Abstract

Attention decoding plays a vital role in daily life, where electroencephalography (EEG) has been widely involved. However, training a universally effective model for everyone is impractical due to substantial interindividual variability in EEG signals. To tackle the above challenge, we propose an end-to-end brain-computer interface (BCI) framework, including temporal and spatial one-dimensional (1D) convolutional neural network and domain-adversarial training strategy, namely DA-TSnet. Specifically, DA-TSnet extracts temporal and spatial features of EEG, while it is jointly supervised by task loss and domain loss. During training, DA-TSnet aims to maximize the domain loss while simultaneously minimizing the task loss. We conduct an offline analysis, simulate online experiments on a self-collected dataset of 85 subjects, and real online experiments on 22 subjects.
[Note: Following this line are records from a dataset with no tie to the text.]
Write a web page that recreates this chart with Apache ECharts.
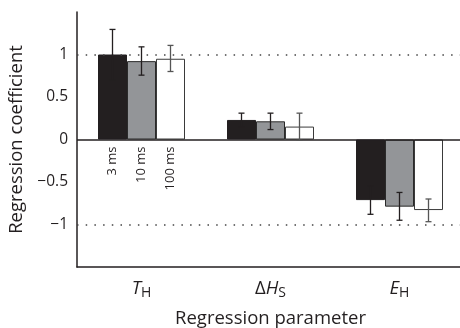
<!DOCTYPE html>
<html>
<head>
<meta charset="utf-8">
<script src="https://cdn.jsdelivr.net/npm/echarts@6/dist/echarts.min.js"></script>
<style>
html, body { margin: 0; padding: 0; background: #fff; }
#chartmain { width: 460px; height: 328px; }
</style>
</head>
<body>
<div id="chartmain"></div>
<script>
var categories = ['{i|T}{s|H}', '{n|Δ}{i|H}{s|S}', '{i|E}{s|H}'];
var durations = ['3 ms', '10 ms', '100 ms'];
var data_3ms = [1.0, 0.23, -0.713];
var data_10ms = [0.922, 0.214, -0.79];
var data_100ms = [0.95, 0.152, -0.83];
var low_3ms = [0.70, 0.15, -0.88];
var high_3ms = [1.295, 0.31, -0.546];
var low_10ms = [0.757, 0.117, -0.95];
var high_10ms = [1.09, 0.31, -0.623];
var low_100ms = [0.80, -0.01, -0.967];
var high_100ms = [1.107, 0.31, -0.70];
var yTicks = [-1, -0.5, 0, 0.5, 1];

var barW = 29;
var fontFam = '"Open Sans", "Noto Sans", sans-serif';
var ink = '#231f20';

var barData = [data_3ms, data_10ms, data_100ms];
var lows = [low_3ms, low_10ms, low_100ms];
var highs = [high_3ms, high_10ms, high_100ms];
var barFill = ['#231f20', '#939598', '#ffffff'];
var barEdge = ['#231f20', '#2a2a2a', '#3a3a3a'];
var whiskerCol = ['#231f20', '#231f20', '#555555'];

// error bar rows: [category, barIndex, low, high]
var errRows = [];
for (var k = 0; k < 3; k++) {
    for (var c = 0; c < categories.length; c++) {
        errRows.push([c, k, lows[k][c], highs[k][c]]);
    }
}

function renderErr(params, api) {
    var c = api.value(0), k = api.value(1);
    var top = api.coord([c, api.value(3)]);
    var bot = api.coord([c, api.value(2)]);
    var x = top[0] + (k - 1) * barW;
    var cap = 3;
    var st = { stroke: whiskerCol[k], lineWidth: 1.3 };
    return {
        type: 'group',
        children: [
            { type: 'line', shape: { x1: x, y1: top[1], x2: x, y2: bot[1] }, style: st },
            { type: 'line', shape: { x1: x - cap, y1: top[1], x2: x + cap, y2: top[1] }, style: st },
            { type: 'line', shape: { x1: x - cap, y1: bot[1], x2: x + cap, y2: bot[1] }, style: st }
        ]
    };
}

// the rotated duration labels below the first group
function renderDur(params, api) {
    var k = api.value(1);
    var p = api.coord([api.value(0), 0]);
    return {
        type: 'text',
        x: p[0] + (k - 1) * barW,
        y: p[1] + 7,
        rotation: Math.PI / 2,
        style: {
            text: durations[k],
            fill: ink,
            font: '13px ' + fontFam,
            align: 'right',
            verticalAlign: 'middle'
        }
    };
}

var series = [];
for (var k = 0; k < 3; k++) {
    var s = {
        type: 'bar',
        data: barData[k],
        barWidth: barW,
        barGap: '0%',
        itemStyle: { color: barFill[k], borderColor: barEdge[k], borderWidth: 1 },
        z: 2
    };
    if (k === 0) {
        s.markLine = {
            silent: true,
            symbol: 'none',
            label: { show: false },
            data: [
                { yAxis: 1, lineStyle: { type: [1.5, 7.2], color: '#444', width: 1.5 } },
                { yAxis: -1, lineStyle: { type: [1.5, 7.2], color: '#444', width: 1.5 } },
                { yAxis: 0, lineStyle: { type: 'solid', color: ink, width: 1.5 } }
            ]
        };
    }
    series.push(s);
}
series.push({
    type: 'custom',
    renderItem: renderErr,
    data: errRows,
    encode: { x: 0, y: [2, 3] },
    z: 5
});
series.push({
    type: 'custom',
    renderItem: renderDur,
    data: [[0, 0], [0, 1], [0, 2]],
    encode: { x: 0 },
    z: 5
});

var option = {
    animation: false,
    grid: { left: 77, right: -4, top: 12, bottom: 61, containLabel: false, outerBoundsMode: 'none' },
    xAxis: {
        type: 'category',
        data: categories,
        boundaryGap: true,
        name: 'Regression parameter',
        nameLocation: 'middle',
        nameGap: 42,
        nameTextStyle: { fontFamily: fontFam, fontSize: 18.5, color: ink },
        axisLine: { onZero: false, lineStyle: { color: ink, width: 1.5 } },
        axisTick: { inside: true, length: 3, alignWithLabel: true, lineStyle: { color: '#888' } },
        axisLabel: {
            margin: 11,
            rich: {
                i: { fontFamily: fontFam, fontSize: 18.5, fontStyle: 'italic', color: ink, lineHeight: 22 },
                n: { fontFamily: fontFam, fontSize: 18.5, color: ink, lineHeight: 22 },
                s: { fontFamily: fontFam, fontSize: 14, color: ink, lineHeight: 22, verticalAlign: 'bottom', padding: [7, 0, 0, 0] }
            }
        }
    },
    yAxis: {
        type: 'value',
        min: -1.5,
        max: 1.5,
        interval: 0.5,
        name: 'Regression coefficient',
        nameLocation: 'middle',
        nameGap: 42,
        nameTextStyle: { fontFamily: fontFam, fontSize: 18.5, color: ink },
        splitLine: { show: false },
        axisTick: { show: false },
        axisLine: { show: true, lineStyle: { color: ink, width: 1.5 } },
        axisLabel: {
            margin: 9,
            fontFamily: fontFam,
            fontSize: 15.5,
            color: ink,
            formatter: function (v) {
                if (yTicks.indexOf(v) < 0) return '';
                return String(v).replace('-', '\u2212');
            }
        }
    },
    series: series
};

var myChart = echarts.init(document.getElementById('chartmain'));
myChart.setOption(option);
</script>
</body>
</html>
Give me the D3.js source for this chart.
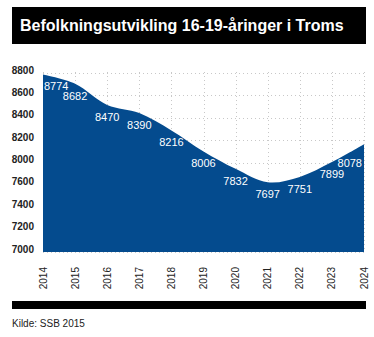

Main results: DA-TSnet achieves a leave-one-subject-out (LOSO) cross-validation (CV) classification accuracy of 89.40% ± 9.96%, outperforming several state-of-the-art attention EEG decoding methods. In simulated online experiments, DA-TSnet achieves an outstanding accuracy of 88.07% ± 11.22%. In real online experiments, it achieves an average accuracy surpassing 86%. Significance: An end-to-end network framework does not rely on elaborate preprocessing and feature extraction steps, which saves time and human workload. Moreover, our framework utilizes domain-adversarial training neural network (DANN) to tackle the challenge posed by the high interindividual variability in EEG signals, which has significant reference value for handling other EEG signal decoding issues. Last, the performance of the DA-TSnet framework in offline and online experiments underscores its potential to facilitate more reliable applications.